:: Stored data
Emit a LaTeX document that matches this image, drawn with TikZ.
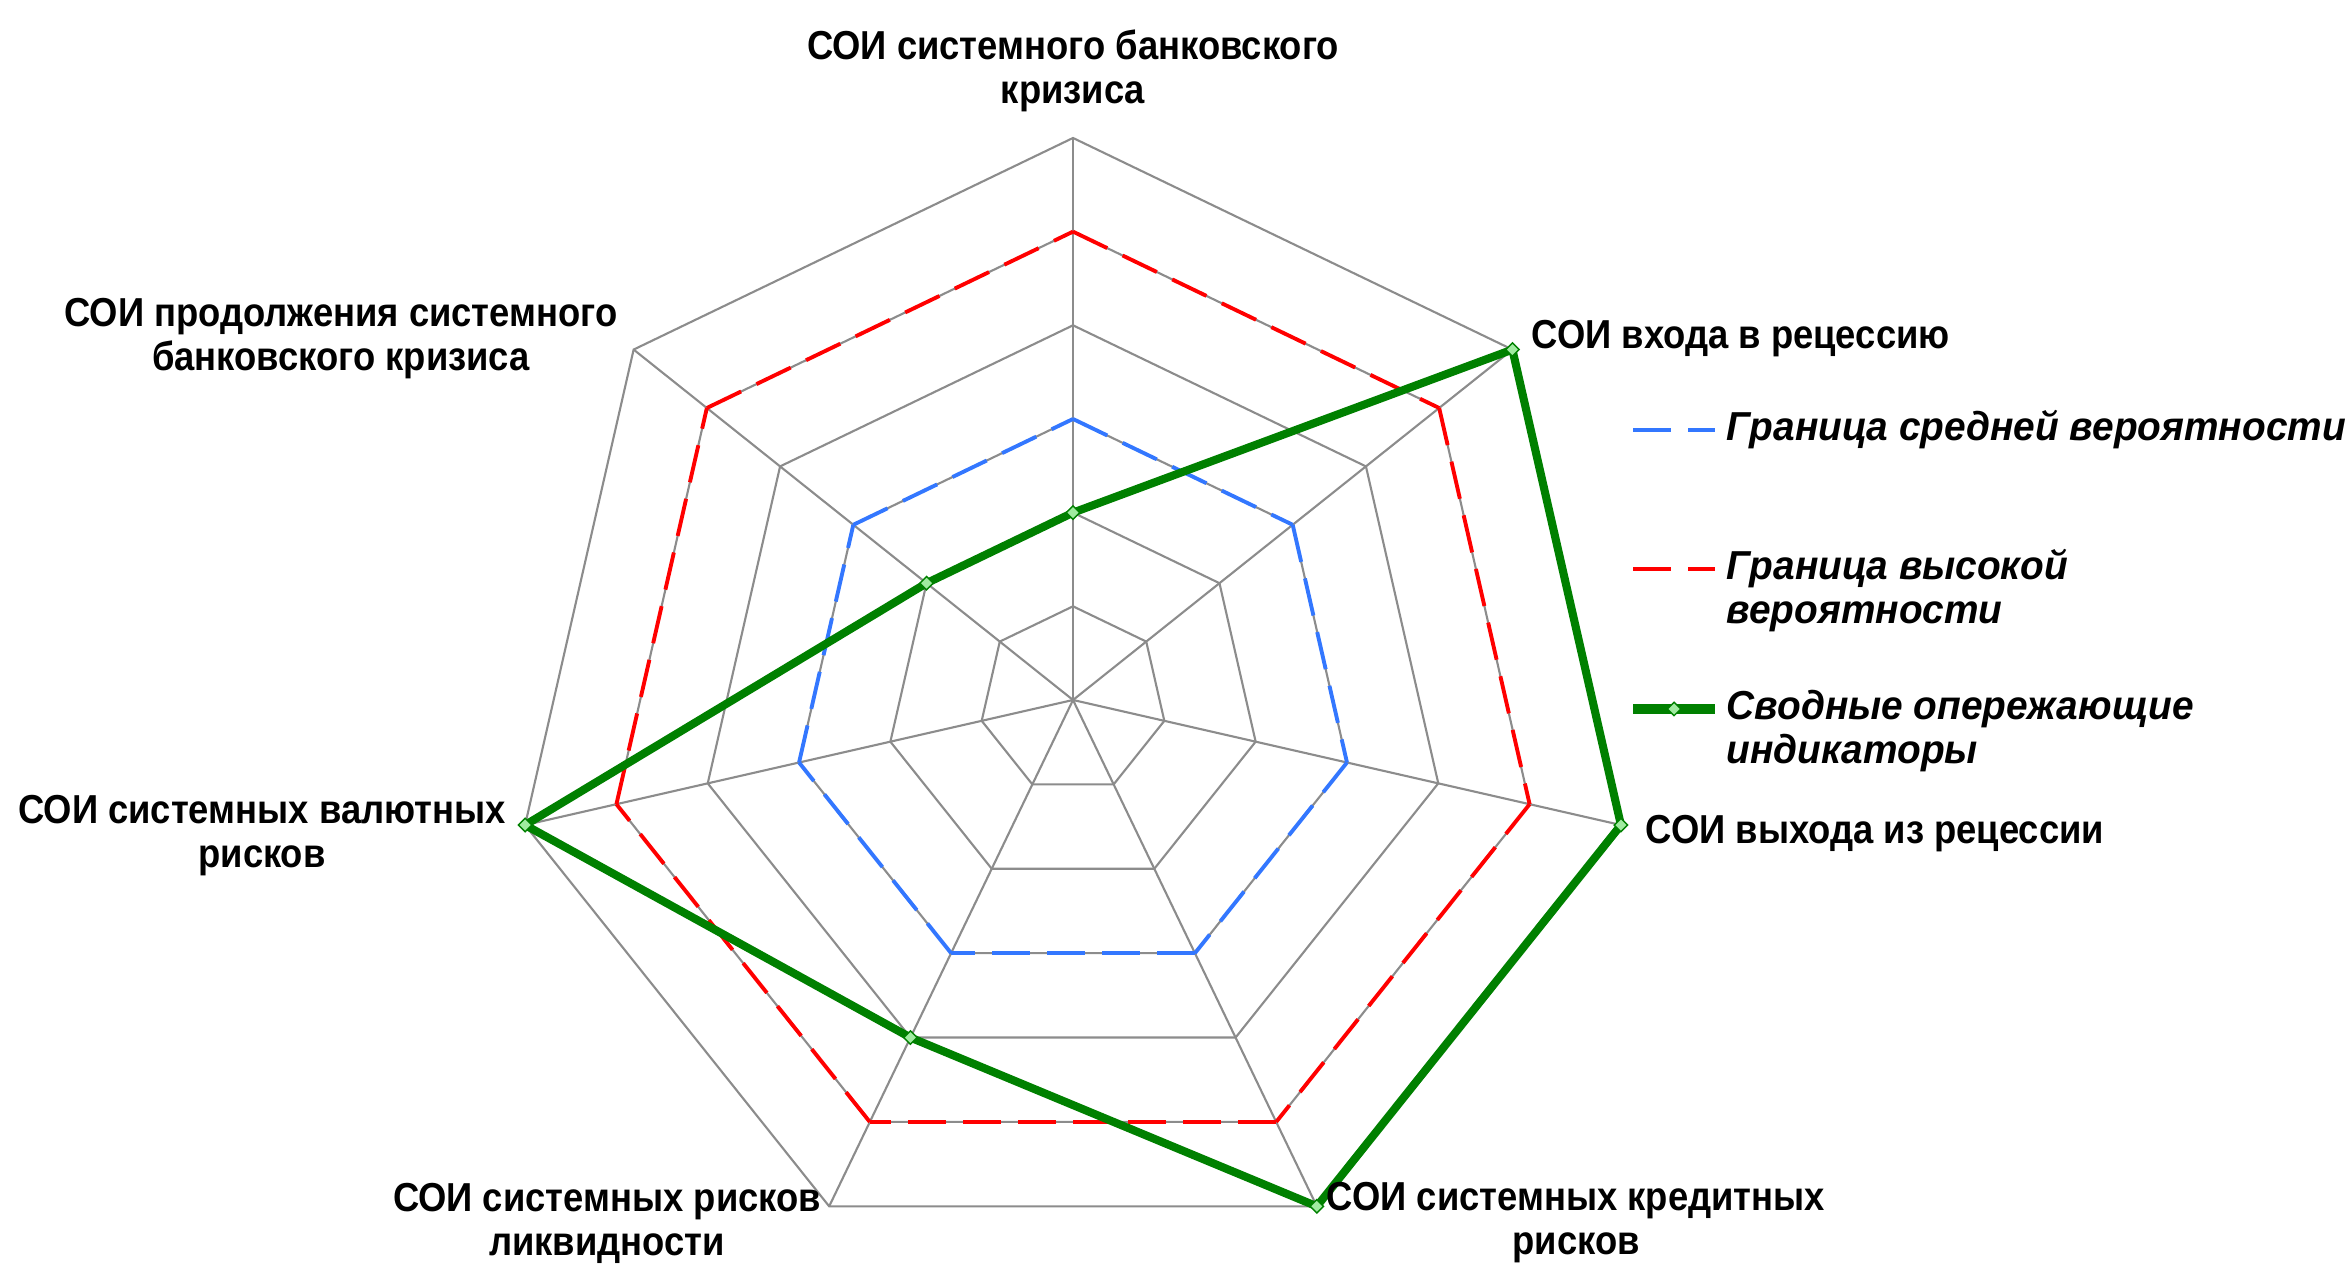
\documentclass[tikz,border=0pt]{standalone}
\usepackage{fontspec}
\setmainfont{Liberation Sans}[FakeStretch=0.9]
\newfontfamily\legendfont{Liberation Sans}[FakeStretch=0.96]
\usetikzlibrary{shapes.geometric}
\usetikzlibrary{positioning}
\definecolor{gridgray}{RGB}{140,140,140}
\definecolor{medblue}{RGB}{51,119,255}
\definecolor{highred}{RGB}{255,0,0}
\definecolor{indgreen}{RGB}{0,128,0}
\definecolor{markgreen}{RGB}{160,235,160}
\tikzstyle{grid} = [draw=gridgray, line width=0.6pt]
\tikzstyle{axislabel} = [font=\bfseries\fontsize{11.5}{12.5}\selectfont, align=center, inner sep=0pt]
\tikzstyle{legendtext} = [font=\legendfont\bfseries\itshape\fontsize{11.5}{12.5}\selectfont, align=left, inner sep=0pt]
\tikzstyle{medline} = [draw=medblue, line width=1.1pt, dash pattern=on 0.38cm off 0.17cm]
\tikzstyle{highline} = [draw=highred, line width=1.1pt, dash pattern=on 0.38cm off 0.17cm]
\tikzstyle{indline} = [draw=indgreen, line width=2.3pt, line join=round]
\tikzstyle{marker} = [diamond, fill=markgreen, draw=indgreen, line width=0.4pt, inner sep=0pt, minimum size=0.14cm]

\begin{document}
\begin{tikzpicture}[x=0.01cm, y=0.01cm]
\useasboundingbox (0,0) rectangle (2349,1267);
\coordinate (c) at (1073,567);
% vertices of the seven axes, six levels each
\foreach \k in {0,...,6}
  \foreach \l in {1,...,6}
    \path (c) ++({90-\k*360/7}:{\l*93.67}) coordinate (v\k-\l);

% grid
\foreach \l in {1,...,6}
  \draw[grid] (v0-\l) -- (v1-\l) -- (v2-\l) -- (v3-\l) -- (v4-\l) -- (v5-\l) -- (v6-\l) -- cycle;
\foreach \k in {0,...,6}
  \draw[grid] (c) -- (v\k-6);

% bounds
\foreach \k/\n in {0/1,1/2,2/3,3/4,4/5,5/6,6/0}{
  \draw[medline] (v\k-3) -- (v\n-3);
  \draw[highline] (v\k-5) -- (v\n-5);
}

% indicators
\draw[indline] (v0-2) -- (v1-6) -- (v2-6) -- (v3-6) -- (v4-4) -- (v5-6) -- (v6-2) -- cycle;
\foreach \p [count=\i] in {v0-2,v1-6,v2-6,v3-6,v4-4,v5-6,v6-2}
  \node[marker] (m\i) at (\p) {};

% axis labels
\node[axislabel] (lbl0) at (1073,1196) {СОИ системного банковского\\кризиса};
\node[axislabel, anchor=west] (lbl1) at (1531,928) {СОИ входа в рецессию};
\node[axislabel, anchor=west] (lbl2) at (1645,433) {СОИ выхода из рецессии};
\node[axislabel] (lbl3) at (1576,44) {СОИ системных кредитных\\рисков};
\node[axislabel] (lbl4) at (607,44) {СОИ системных рисков\\ликвидности};
\node[axislabel] (lbl5) at (262,431) {СОИ системных валютных\\рисков};
\node[axislabel] (lbl6) at (341,928) {СОИ продолжения системного\\банковского кризиса};

% legend
\coordinate (medA) at (1633,837);
\coordinate[right=0.82cm of medA] (medB);
\draw[medline] (medA) -- (medB);
\node[legendtext, right=0.11cm of medB] (medtxt) {Граница средней вероятности};

\coordinate (highA) at (1633,698);
\coordinate[right=0.82cm of highA] (highB);
\draw[highline] (highA) -- (highB);
\node[legendtext, right=0.11cm of highB, yshift=-0.22cm] (hightxt) {Граница высокой\\вероятности};

\coordinate (indA) at (1633,558);
\coordinate[right=0.82cm of indA] (indB);
\draw[indline, line width=3pt] (indA) -- (indB);
\node[marker, right=0.41cm of indA, anchor=center] (indm) {};
\node[legendtext, right=0.11cm of indB, yshift=-0.22cm] (indtxt) {Сводные опережающие\\индикаторы};
\end{tikzpicture}
\end{document}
::::
Directions >> Give the material again exactly as it is, but keep the pictures out.

Reply to the task >>
Emit a LaTeX document that matches this image, drawn with TikZ.
\documentclass[tikz,border=0pt]{standalone}
\usepackage{fontspec}
\setmainfont{Liberation Sans}[FakeStretch=0.9]
\newfontfamily\legendfont{Liberation Sans}[FakeStretch=0.96]
\usetikzlibrary{shapes.geometric}
\usetikzlibrary{positioning}
\definecolor{gridgray}{RGB}{140,140,140}
\definecolor{medblue}{RGB}{51,119,255}
\definecolor{highred}{RGB}{255,0,0}
\definecolor{indgreen}{RGB}{0,128,0}
\definecolor{markgreen}{RGB}{160,235,160}
\tikzstyle{grid} = [draw=gridgray, line width=0.6pt]
\tikzstyle{axislabel} = [font=\bfseries\fontsize{11.5}{12.5}\selectfont, align=center, inner sep=0pt]
\tikzstyle{legendtext} = [font=\legendfont\bfseries\itshape\fontsize{11.5}{12.5}\selectfont, align=left, inner sep=0pt]
\tikzstyle{medline} = [draw=medblue, line width=1.1pt, dash pattern=on 0.38cm off 0.17cm]
\tikzstyle{highline} = [draw=highred, line width=1.1pt, dash pattern=on 0.38cm off 0.17cm]
\tikzstyle{indline} = [draw=indgreen, line width=2.3pt, line join=round]
\tikzstyle{marker} = [diamond, fill=markgreen, draw=indgreen, line width=0.4pt, inner sep=0pt, minimum size=0.14cm]

\begin{document}
\begin{tikzpicture}[x=0.01cm, y=0.01cm]
\useasboundingbox (0,0) rectangle (2349,1267);
\coordinate (c) at (1073,567);
% vertices of the seven axes, six levels each
\foreach \k in {0,...,6}
  \foreach \l in {1,...,6}
    \path (c) ++({90-\k*360/7}:{\l*93.67}) coordinate (v\k-\l);

% grid
\foreach \l in {1,...,6}
  \draw[grid] (v0-\l) -- (v1-\l) -- (v2-\l) -- (v3-\l) -- (v4-\l) -- (v5-\l) -- (v6-\l) -- cycle;
\foreach \k in {0,...,6}
  \draw[grid] (c) -- (v\k-6);

% bounds
\foreach \k/\n in {0/1,1/2,2/3,3/4,4/5,5/6,6/0}{
  \draw[medline] (v\k-3) -- (v\n-3);
  \draw[highline] (v\k-5) -- (v\n-5);
}

% indicators
\draw[indline] (v0-2) -- (v1-6) -- (v2-6) -- (v3-6) -- (v4-4) -- (v5-6) -- (v6-2) -- cycle;
\foreach \p [count=\i] in {v0-2,v1-6,v2-6,v3-6,v4-4,v5-6,v6-2}
  \node[marker] (m\i) at (\p) {};

% axis labels
\node[axislabel] (lbl0) at (1073,1196) {СОИ системного банковского\\кризиса};
\node[axislabel, anchor=west] (lbl1) at (1531,928) {СОИ входа в рецессию};
\node[axislabel, anchor=west] (lbl2) at (1645,433) {СОИ выхода из рецессии};
\node[axislabel] (lbl3) at (1576,44) {СОИ системных кредитных\\рисков};
\node[axislabel] (lbl4) at (607,44) {СОИ системных рисков\\ликвидности};
\node[axislabel] (lbl5) at (262,431) {СОИ системных валютных\\рисков};
\node[axislabel] (lbl6) at (341,928) {СОИ продолжения системного\\банковского кризиса};

% legend
\coordinate (medA) at (1633,837);
\coordinate[right=0.82cm of medA] (medB);
\draw[medline] (medA) -- (medB);
\node[legendtext, right=0.11cm of medB] (medtxt) {Граница средней вероятности};

\coordinate (highA) at (1633,698);
\coordinate[right=0.82cm of highA] (highB);
\draw[highline] (highA) -- (highB);
\node[legendtext, right=0.11cm of highB, yshift=-0.22cm] (hightxt) {Граница высокой\\вероятности};

\coordinate (indA) at (1633,558);
\coordinate[right=0.82cm of indA] (indB);
\draw[indline, line width=3pt] (indA) -- (indB);
\node[marker, right=0.41cm of indA, anchor=center] (indm) {};
\node[legendtext, right=0.11cm of indB, yshift=-0.22cm] (indtxt) {Сводные опережающие\\индикаторы};
\end{tikzpicture}
\end{document}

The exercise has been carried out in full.